INTRODUCTION: The aim of this study is to evaluate the clinical features and intraoperative findings of histopathologically confirmed cases of abdominal wall endometriosis (AWE).
METHODS: In this retrospective study, computer-based medical records of patients diagnosed with abdominal wall endometriosis at Istanbul Bakırköy Dr. Sadi Konuk Training and Research Hospital between March 2008 and April 2018 were examined and analyzed.
RESULTS: Of the 69 patients included in the study, 85% (59/69) had a previous cesarean delivery history.
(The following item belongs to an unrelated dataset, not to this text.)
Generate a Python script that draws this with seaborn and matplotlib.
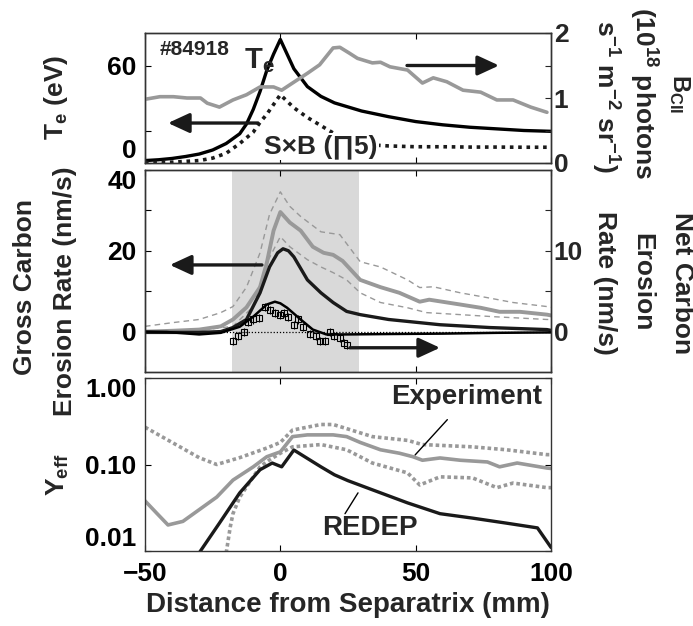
import matplotlib
matplotlib.use("Agg")
import matplotlib.pyplot as plt
import seaborn as sns
import pandas as pd

# ---------------- data ----------------
# top panel: electron temperature (left axis, eV)
te_x = [-50, -45, -40, -35, -30, -25, -20, -15, -12.5, -10, -7.5, -5, -2.5, 0,
        2.5, 5, 10, 15, 20, 25, 30, 40, 50, 60, 70, 80, 90, 100]
te_v = [1.5, 2, 2.8, 4, 5.5, 8, 12, 18, 24, 33, 44, 57, 67, 76,
        67, 58, 47, 41, 37, 34.5, 32, 28.5, 25.5, 23.5, 22, 21, 20, 19.5]

# top panel: S x B (left axis units)
sxb_x = [-50, -40, -30, -25, -20, -15, -10, -7.5, -5, -2.5, 0, 2.5, 5, 10, 15,
         20, 25, 30, 35, 40, 50, 60, 70, 80, 90, 100]
sxb_v = [0.3, 0.5, 1.5, 3, 6, 12, 19, 25, 30, 36, 42, 38, 34, 28, 23,
         18, 15, 12.5, 11, 10.5, 10, 10, 9.8, 9.8, 9.7, 9.7]

# top panel: B_CII brightness (right axis, 1e18 photons s-1 m-2 sr-1)
bcii_x = [-50, -44.5, -39.5, -34.5, -29.5, -27, -22.5, -17.5, -12.5, -7.5, -2.5, 0.5,
          4.5, 10, 14.5, 19.5, 22, 25.5, 28.5, 34, 37, 40.5, 47, 52.5, 56.5, 61.5,
          67.5, 74, 80, 86, 92.5, 98.5]
bcii_v = [0.98, 1.02, 1.02, 1.0, 1.0, 0.92, 0.86, 0.97, 1.05, 1.17, 1.17, 1.12,
          1.23, 1.38, 1.51, 1.77, 1.78, 1.69, 1.61, 1.54, 1.55, 1.48, 1.43, 1.23, 1.31, 1.25,
          1.12, 1.09, 0.97, 0.97, 0.86, 0.78]

# middle panel: gross erosion, experiment (left axis, nm/s)
gross_x = [-50, -40, -30, -22, -17.5, -12.5, -7.5, -5, -2.5, 0, 3.5, 7.5, 12, 16,
           19.5, 23, 29.5, 37, 44, 51.5, 55, 66.5, 74, 81, 88.5, 98.5, 100]
gross_v = [0, 0.2, 0.5, 1.3, 3, 6, 11, 17, 25, 29.6, 27, 25, 21, 19.5,
           19, 17.5, 12.8, 11, 9.6, 7.4, 7.9, 6.7, 5.9, 4.9, 4.9, 4.2, 4.0]
gross_hi_x = [-50, -40, -30, -22, -17.5, -12.5, -7.5, -4, 0, 3.5, 7.5, 15, 18, 22,
              29.5, 37, 47, 51.5, 56.5, 66.5, 76.5, 86, 98.5, 100]
gross_hi_v = [1.3, 2.2, 3, 4.7, 6.2, 11, 19.5, 29, 34.6, 31, 28.5, 24.7, 24.4, 24,
              17.3, 16, 12.8, 10.9, 11.1, 9.6, 8.4, 7.2, 6.2, 6.0]
gross_lo_x = [-50, -30, -17.5, -10, -5, 0, 3.5, 10, 15, 19.5, 24.5, 29.5, 37, 47,
              54, 66.5, 78.5, 98.5, 100]
gross_lo_v = [0, 0.3, 1.3, 6.2, 17, 23.5, 21, 17.8, 16, 14.6, 12.8, 9.6, 7.2, 5.9,
              4.7, 4.2, 3.7, 3.0, 3.0]

# middle panel: gross erosion, REDEP
redep_g_x = [-50, -30, -22, -17.5, -12.5, -7.5, -4, -1, 1, 3, 5, 10, 15, 19.5,
             24.5, 29.5, 40, 59, 77.5, 98.5, 100]
redep_g_v = [-0.2, -0.2, 0, 1, 3, 9.6, 16, 19.5, 20.5, 20, 18.5, 12.8, 9.6, 7.2,
             5, 4.2, 3, 1.7, 1, 0.5, 0.3]

# middle panel: net erosion (right axis, nm/s)
redep_n_x = [-50, -42, -30, -22, -15, -10, -5, -2, 0, 2.5, 7.5, 12, 17, 24.5,
             40, 60, 80, 100]
redep_n_v = [0, -0.05, -0.35, -0.15, 0.6, 1.85, 3.35, 3.7, 3.5, 2.95, 1.5, 0.25, -0.35, -0.35,
             -0.3, -0.25, -0.15, -0.1]
net_exp_x = [-17.5, -15.5, -13.5, -12, -10, -8, -5.5, -4, -2, 0, 1.5, 3, 5, 6.5,
             8.5, 11, 13, 14.5, 16.5, 18.5, 20, 22, 23.5, 24.5]
net_exp_v = [-1.2, -0.6, 0, 1.2, 1.5, 1.7, 3, 2.7, 2.3, 2.1, 2.3, 1.85, 0.85, 1.5,
             0.6, -0.35, -0.6, -1.2, -1.2, -0.1, -0.6, -0.75, -1.4, -1.6]

# bottom panel: effective yield
yexp_x = [-50, -45.5, -41.5, -36, -30, -23.5, -17.5, -10, -5, 0, 4.5, 10, 19.5, 24.5,
          29.5, 37, 44, 49, 52.5, 59, 66.5, 76.5, 81, 87.5, 98.5, 100]
yexp_v = [0.038, 0.027, 0.020, 0.022, 0.030, 0.042, 0.066, 0.094, 0.123, 0.14, 0.21, 0.22, 0.22, 0.21,
          0.18, 0.148, 0.135, 0.123, 0.112, 0.119, 0.112, 0.107, 0.094, 0.104, 0.091, 0.09]
yhi_x = [-50, -40, -30, -23.5, -15, -5, 0, 4.5, 15, 19.5, 24.5, 34, 47, 52.5, 71, 83.5, 98.5, 100]
yhi_v = [0.27, 0.18, 0.12, 0.10, 0.12, 0.155, 0.18, 0.25, 0.29, 0.29, 0.26, 0.21, 0.19, 0.17,
         0.16, 0.148, 0.13, 0.13]
ylo_x = [-20, -18.5, -17.5, -15, -12.5, -10, -7.5, -4, 0, 4.5, 15, 24.5, 34, 47, 51.5, 59,
         71, 80, 86, 98.5, 100]
ylo_v = [0.0095, 0.019, 0.027, 0.042, 0.055, 0.072, 0.094, 0.113, 0.135, 0.16, 0.17, 0.148,
         0.104, 0.08, 0.058, 0.072, 0.07, 0.054, 0.061, 0.054, 0.054]
yred_x = [-30, -22.5, -15, -7.5, -3, 0.5, 5, 15, 20, 25, 34, 47, 59, 71, 83.5, 95, 100]
yred_v = [0.0095, 0.021, 0.047, 0.087, 0.104, 0.094, 0.147, 0.094, 0.076, 0.065, 0.051, 0.036,
          0.027, 0.024, 0.021, 0.0185, 0.011]

x_ticks = [-50, 0, 50, 100]

# ---------------- style ----------------
sns.set_style("ticks")
plt.rcParams['font.family'] = ['Liberation Sans', 'DejaVu Sans']
plt.rcParams['font.weight'] = 'bold'
plt.rcParams['mathtext.fontset'] = 'custom'
plt.rcParams['mathtext.rm'] = 'Liberation Sans:bold'
plt.rcParams['mathtext.it'] = 'Liberation Sans:bold'
plt.rcParams['mathtext.bf'] = 'Liberation Sans:bold'
plt.rcParams['mathtext.default'] = 'rm'
plt.rcParams['axes.linewidth'] = 1.0
plt.rcParams['axes.edgecolor'] = '#333333'

FS = 19
GRAY = '#999999'
DARK = '#1a1a1a'

fig = plt.figure(figsize=(6.93, 6.26), dpi=100)
L, W = 145 / 693, 406 / 693
ax1 = fig.add_axes([L, 1 - 163 / 626, W, 130 / 626])
ax2 = fig.add_axes([L, 1 - 372 / 626, W, 202 / 626])
ax3 = fig.add_axes([L, 1 - 551 / 626, W, 173 / 626])


def style_axis(ax, labelbottom=False):
    ax.set_xlim(-50, 100)
    ax.set_xticks(x_ticks)
    ax.tick_params(direction='in', length=4, width=0.8, top=True, labelsize=FS,
                   labelbottom=labelbottom, pad=6, colors='black')
    ax.set_xlabel('')
    ax.set_ylabel('')


def arrow(ax, x0, x1, y):
    ax.annotate('', xy=(x1, y), xytext=(x0, y),
                arrowprops=dict(arrowstyle='-|>,head_length=0.65,head_width=0.3',
                                lw=2.4, color=DARK, mutation_scale=20,
                                shrinkA=0, shrinkB=0))


# ---------------- top panel ----------------
sns.lineplot(x=te_x, y=te_v, ax=ax1, color='black', lw=2.4)
sns.lineplot(x=sxb_x, y=sxb_v, ax=ax1, color=DARK, lw=2.6, linestyle=(0, (1, 1.3)))
ax1.set_ylim(0, 80)
ax1.set_yticks([0, 20, 40, 60])
ax1.set_yticklabels(['0', '', '', '60'])
ax1.get_yticklabels()[0].set_va('bottom')
style_axis(ax1)
ax1.text(-44.5, 70, '#84918', fontsize=15, va='center', ha='left')
ax1.text(-13.5, 63, 'T$_e$', fontsize=21, va='center', ha='left')
ax1.text(-6, 10, 'S×B (∏5)', fontsize=FS, va='center', ha='left', zorder=5,
         bbox=dict(boxstyle='square,pad=0.05', fc='white', ec='none'))
arrow(ax1, -8.3, -41.5, 24.6)

ax1r = ax1.twinx()
sns.lineplot(x=bcii_x, y=bcii_v, ax=ax1r, color=GRAY, lw=2.6)
ax1r.set_ylim(0, 2)
ax1r.set_yticks([0, 0.5, 1, 1.5, 2])
ax1r.set_yticklabels(['0', '', '1', '', '2'])
ax1r.tick_params(direction='in', length=4, width=0.8, labelsize=FS, pad=2)
ax1r.set_ylabel('')
arrow(ax1r, 46.8, 80.8, 1.5)

# ---------------- middle panel ----------------
ax2.axvspan(-18, 29, color='#d9d9d9', lw=0, zorder=0)
ax2.plot([-50, 100], [0, 0], color='black', lw=0.9, linestyle=(0, (1, 1.5)), zorder=1)
sns.lineplot(x=gross_hi_x, y=gross_hi_v, ax=ax2, color=GRAY, lw=1.0, linestyle=(0, (4, 3)))
sns.lineplot(x=gross_lo_x, y=gross_lo_v, ax=ax2, color=GRAY, lw=1.0, linestyle=(0, (4, 3)))
sns.lineplot(x=gross_x, y=gross_v, ax=ax2, color=GRAY, lw=2.8)
sns.lineplot(x=redep_g_x, y=redep_g_v, ax=ax2, color=DARK, lw=2.4)
ax2.set_ylim(-10, 40)
ax2.set_yticks([0, 10, 20, 30, 40])
ax2.set_yticklabels(['0', '', '20', '', '40'])
ax2.get_yticklabels()[4].set_va('top')
style_axis(ax2)
arrow(ax2, -6.8, -40.8, 16.5)

ax2r = ax2.twinx()
sns.lineplot(x=redep_n_x, y=redep_n_v, ax=ax2r, color='black', lw=1.8)
ax2r.errorbar(net_exp_x, net_exp_v, yerr=0.5, fmt='s', ms=4, mfc='none', mec='black',
              mew=0.8, ecolor='black', elinewidth=0.8, capsize=0)
ax2r.set_ylim(-5, 20)
ax2r.set_yticks([0, 5, 10, 15])
ax2r.set_yticklabels(['0', '', '10', ''])
ax2r.tick_params(direction='in', length=4, width=0.8, labelsize=FS, pad=2)
ax2r.set_ylabel('')
arrow(ax2r, 25.7, 59, -2)

# ---------------- bottom panel ----------------
sns.lineplot(x=yhi_x, y=yhi_v, ax=ax3, color=GRAY, lw=2.6, linestyle=(0, (1, 0.8)))
sns.lineplot(x=ylo_x, y=ylo_v, ax=ax3, color=GRAY, lw=2.6, linestyle=(0, (1, 0.8)))
sns.lineplot(x=yexp_x, y=yexp_v, ax=ax3, color=GRAY, lw=2.6)
sns.lineplot(x=yred_x, y=yred_v, ax=ax3, color=DARK, lw=2.4)
ax3.set_yscale('log')
ax3.set_ylim(0.01, 1)
ax3.set_yticks([0.01, 0.1, 1])
ax3.set_yticklabels(['0.01', '0.10', '1.00'])
ax3.get_yticklabels()[0].set_va('bottom')
ax3.get_yticklabels()[2].set_va('top')
ax3.minorticks_off()
style_axis(ax3, labelbottom=True)
ax3.tick_params(axis='y', right=True)
ax3.tick_params(axis='x', pad=8)
ax3.text(69, 0.6, 'Experiment', fontsize=20, ha='center', va='center')
ax3.plot([61.7, 49.8], [0.33, 0.129], color='black', lw=1.0)
ax3.text(33, 0.0185, 'REDEP', fontsize=20, ha='center', va='center')
ax3.plot([28.7, 23.9], [0.047, 0.027], color='black', lw=1.0)

# ---------------- axis labels ----------------
fig.text(56 / 693, 1 - 97 / 626, 'T$_e$ (eV)', rotation=90, fontsize=FS,
         ha='center', va='center')
fig.text(25 / 693, 1 - 287 / 626, 'Gross Carbon', rotation=90, fontsize=FS,
         ha='center', va='center')
fig.text(65 / 693, 1 - 291 / 626, 'Erosion Rate (nm/s)', rotation=90, fontsize=FS,
         ha='center', va='center')
fig.text(58 / 693, 1 - 475 / 626, 'Y$_{eff}$', rotation=90, fontsize=FS,
         ha='center', va='center')

fig.text(679 / 693, 1 - 94 / 626, 'B$_{CII}$', rotation=-90, fontsize=17,
         ha='center', va='center')
fig.text(643 / 693, 1 - 93 / 626, '(10$^{18}$ photons', rotation=-90, fontsize=FS,
         ha='center', va='center')
fig.text(605 / 693, 1 - 97 / 626, 's$^{-1}$ m$^{-2}$ sr$^{-1}$)', rotation=-90,
         fontsize=FS, ha='center', va='center')
fig.text(682 / 693, 1 - 283 / 626, 'Net Carbon', rotation=-90, fontsize=FS,
         ha='center', va='center')
fig.text(642 / 693, 1 - 282 / 626, 'Erosion', rotation=-90, fontsize=FS,
         ha='center', va='center')
fig.text(605 / 693, 1 - 283 / 626, 'Rate (nm/s)', rotation=-90, fontsize=FS,
         ha='center', va='center')

fig.text(348 / 693, 1 - 605 / 626, 'Distance from Separatrix (mm)', fontsize=20,
         ha='center', va='center')

fig.savefig('out.png', dpi=100)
In addition, the majority of patients were overweight (69.6%, 48/69). The primary clinical persistence of the patients was abdominal pain and swelling under the skin (77.4% and 67.3%, respectively). Other related symptoms included dysmenorrhea, dyspareunia, intestinal and urinary symptoms. The mean time from onset of symptoms to excision was 1.7 ± 0.8 years. The mean diameter of the excised endometriotic tissue was 3.2 ± 1.4, and the diameter of the largest lesion was 8 cm. The vast majority of the lesions were located in the subcutaneous tissue. Endometriosis recurred in 3 (4.3%) patients after excision, and these patients underwent preoperative radiological marking before re-excision. Interestingly, 2 patients did not have a history of operation. Since the endometriosis in these cases is in the inguinal region, the operation was performed by general surgeons.
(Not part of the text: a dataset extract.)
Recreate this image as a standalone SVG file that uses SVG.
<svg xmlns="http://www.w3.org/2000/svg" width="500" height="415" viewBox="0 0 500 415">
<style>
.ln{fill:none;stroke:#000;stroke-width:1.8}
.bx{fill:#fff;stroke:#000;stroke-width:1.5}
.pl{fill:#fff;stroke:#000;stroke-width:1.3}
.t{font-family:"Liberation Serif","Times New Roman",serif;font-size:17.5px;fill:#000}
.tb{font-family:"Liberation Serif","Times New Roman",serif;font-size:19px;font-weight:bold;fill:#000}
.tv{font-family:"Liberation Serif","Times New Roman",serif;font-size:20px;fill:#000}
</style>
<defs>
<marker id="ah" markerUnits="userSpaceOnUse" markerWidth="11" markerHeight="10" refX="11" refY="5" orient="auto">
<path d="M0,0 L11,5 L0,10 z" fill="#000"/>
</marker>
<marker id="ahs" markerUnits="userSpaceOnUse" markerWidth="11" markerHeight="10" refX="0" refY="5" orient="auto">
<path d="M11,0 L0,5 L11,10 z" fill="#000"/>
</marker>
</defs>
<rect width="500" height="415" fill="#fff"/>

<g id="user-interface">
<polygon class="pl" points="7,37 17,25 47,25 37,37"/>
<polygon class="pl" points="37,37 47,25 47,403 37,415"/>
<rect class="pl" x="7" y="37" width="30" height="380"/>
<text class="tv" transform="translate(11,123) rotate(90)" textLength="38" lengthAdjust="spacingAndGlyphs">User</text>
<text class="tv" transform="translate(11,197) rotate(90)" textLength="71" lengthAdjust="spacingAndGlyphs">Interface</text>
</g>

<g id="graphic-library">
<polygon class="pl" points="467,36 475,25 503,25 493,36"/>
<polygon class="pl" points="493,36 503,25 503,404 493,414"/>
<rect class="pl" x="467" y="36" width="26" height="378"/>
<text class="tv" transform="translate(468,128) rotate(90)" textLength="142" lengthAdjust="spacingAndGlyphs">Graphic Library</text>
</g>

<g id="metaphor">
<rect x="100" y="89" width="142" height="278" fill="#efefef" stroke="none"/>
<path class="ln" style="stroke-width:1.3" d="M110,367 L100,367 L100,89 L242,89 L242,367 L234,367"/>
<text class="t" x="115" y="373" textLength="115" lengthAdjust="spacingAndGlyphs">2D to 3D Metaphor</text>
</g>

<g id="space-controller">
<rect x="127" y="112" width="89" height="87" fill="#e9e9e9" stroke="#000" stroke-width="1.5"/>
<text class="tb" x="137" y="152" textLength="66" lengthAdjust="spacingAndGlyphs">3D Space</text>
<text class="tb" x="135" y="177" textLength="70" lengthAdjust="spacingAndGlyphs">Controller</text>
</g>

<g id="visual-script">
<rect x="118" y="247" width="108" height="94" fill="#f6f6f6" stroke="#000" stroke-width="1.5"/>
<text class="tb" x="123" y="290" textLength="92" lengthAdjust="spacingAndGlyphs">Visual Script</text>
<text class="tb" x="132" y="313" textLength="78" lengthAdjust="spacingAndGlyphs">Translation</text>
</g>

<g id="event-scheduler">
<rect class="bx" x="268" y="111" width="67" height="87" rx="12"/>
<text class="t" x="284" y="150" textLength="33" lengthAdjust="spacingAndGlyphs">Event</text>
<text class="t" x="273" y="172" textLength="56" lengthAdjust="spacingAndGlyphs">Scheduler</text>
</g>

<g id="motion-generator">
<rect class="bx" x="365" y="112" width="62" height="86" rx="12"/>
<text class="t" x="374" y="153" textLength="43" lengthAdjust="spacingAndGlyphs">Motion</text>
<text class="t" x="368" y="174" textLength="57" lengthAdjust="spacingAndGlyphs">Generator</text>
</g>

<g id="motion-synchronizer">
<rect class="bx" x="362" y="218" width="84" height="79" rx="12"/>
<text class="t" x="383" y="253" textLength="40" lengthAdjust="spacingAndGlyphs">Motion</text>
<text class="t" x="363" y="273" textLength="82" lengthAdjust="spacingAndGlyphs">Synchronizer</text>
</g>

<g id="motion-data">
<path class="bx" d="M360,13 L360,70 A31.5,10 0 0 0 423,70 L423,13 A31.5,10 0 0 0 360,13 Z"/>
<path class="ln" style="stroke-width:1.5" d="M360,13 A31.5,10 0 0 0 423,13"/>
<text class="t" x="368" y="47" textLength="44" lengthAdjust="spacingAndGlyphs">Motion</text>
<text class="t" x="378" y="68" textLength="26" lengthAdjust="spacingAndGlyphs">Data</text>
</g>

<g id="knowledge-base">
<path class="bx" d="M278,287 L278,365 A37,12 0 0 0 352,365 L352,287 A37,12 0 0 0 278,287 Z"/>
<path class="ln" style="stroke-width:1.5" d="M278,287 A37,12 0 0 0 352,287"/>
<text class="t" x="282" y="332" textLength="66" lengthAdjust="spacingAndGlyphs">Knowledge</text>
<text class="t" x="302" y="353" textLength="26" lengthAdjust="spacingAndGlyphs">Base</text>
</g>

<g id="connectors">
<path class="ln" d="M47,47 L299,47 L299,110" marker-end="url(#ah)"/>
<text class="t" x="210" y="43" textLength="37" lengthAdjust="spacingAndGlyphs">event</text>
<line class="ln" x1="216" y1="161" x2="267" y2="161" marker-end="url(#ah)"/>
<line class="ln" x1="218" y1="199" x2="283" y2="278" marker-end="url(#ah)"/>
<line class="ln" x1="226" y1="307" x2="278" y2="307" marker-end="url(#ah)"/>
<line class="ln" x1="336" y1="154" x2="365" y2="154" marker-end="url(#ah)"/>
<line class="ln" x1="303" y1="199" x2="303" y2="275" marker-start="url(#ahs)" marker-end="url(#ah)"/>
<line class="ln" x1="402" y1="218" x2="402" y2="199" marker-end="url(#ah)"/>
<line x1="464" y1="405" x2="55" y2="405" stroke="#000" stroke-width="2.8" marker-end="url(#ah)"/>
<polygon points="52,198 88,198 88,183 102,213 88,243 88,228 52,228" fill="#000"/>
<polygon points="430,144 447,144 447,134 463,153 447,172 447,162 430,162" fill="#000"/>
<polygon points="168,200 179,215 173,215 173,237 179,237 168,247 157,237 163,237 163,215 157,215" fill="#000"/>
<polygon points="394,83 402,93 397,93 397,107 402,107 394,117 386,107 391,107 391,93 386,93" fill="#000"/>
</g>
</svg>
DISCUSSION AND CONCLUSION: The fact that the majority of AWE lesions are associated with cesarean scar, very few of these patients require mesh and lov recurrence shows that patients can be successfully treated with appropriate excision.
GİRİŞ ve AMAÇ: Bu çalışmanın amacı histopatolojik olarak kanıtlanmış abdominal duvar endometriozis (ADE) vakalarının klinik özelliklerini ve intraoperatif bulgularını değerlendirmektir.
YÖNTEM ve GEREÇLER: Bu retrospektif çalışmada, Mart 2008-Nisan 2018 tarihleri arasında İstanbul Bakırköy Dr. Sadi Konuk Eğitim ve Araştırma Hastanesi'nde abdominal duvar endometriozisi tanısı alan hastaların bilgisayar tabanlı tıbbi kayıtları incelendi ve analiz edildi.
BULGULAR: Çalışmaya dahil edilen 69 hastanın %85’inin (59/69) daha önce geçirilmiş sezeryanla doğum öyküsü mevcuttu. Ayrıca hastaların çoğunluğu aşırı kiloluydu (%69.6, 48/69). Hastaların primer klinik persentasyonu karın ağrısı ve cilt altında ele gelen şişlikti (sırasıyla%77,4 ve %67,3). Diğer ilişkili semptomlar arasında dismenore, disparoni,barsak ve üriner semptomları bulunmaktaydı. Semptomların başlangıcından eksizyona kadar geçen süre ortalama 1,7±0,8 yıldı. Eksize edilen endometriotik dokunun ortalama çapı 3,2±1,4, en büyük lezyonun çapı 8 cm’idi. Lezyonların büyük çoğunluğu subkutan dokuda yerleşimliydi. Eksizyon sonrası 3 (%4.3) hastada endometriozis tekrarladı ve bu hastalara reeksizyon öncesi preoperatif radyolojik işaretleme yapıldı. İlginç olarak 2 hastada operasyon öyküsü yoktu. Bu olgulardaki endometriozis inguinal bölgede olduğu için operasyon genel cerrahlar tarafından yapıldı.
TARTIŞMA ve SONUÇ: ADE lezyonlarının çoğunluğunun sezeryan skarıyla ilişkili olması, bu hastaların çok azına mesh gereksinimi duyulması ve nüksün az olması, uygun eksizyonla hastaların tedavisin başarıyla yapılabileceğini göstermektedir.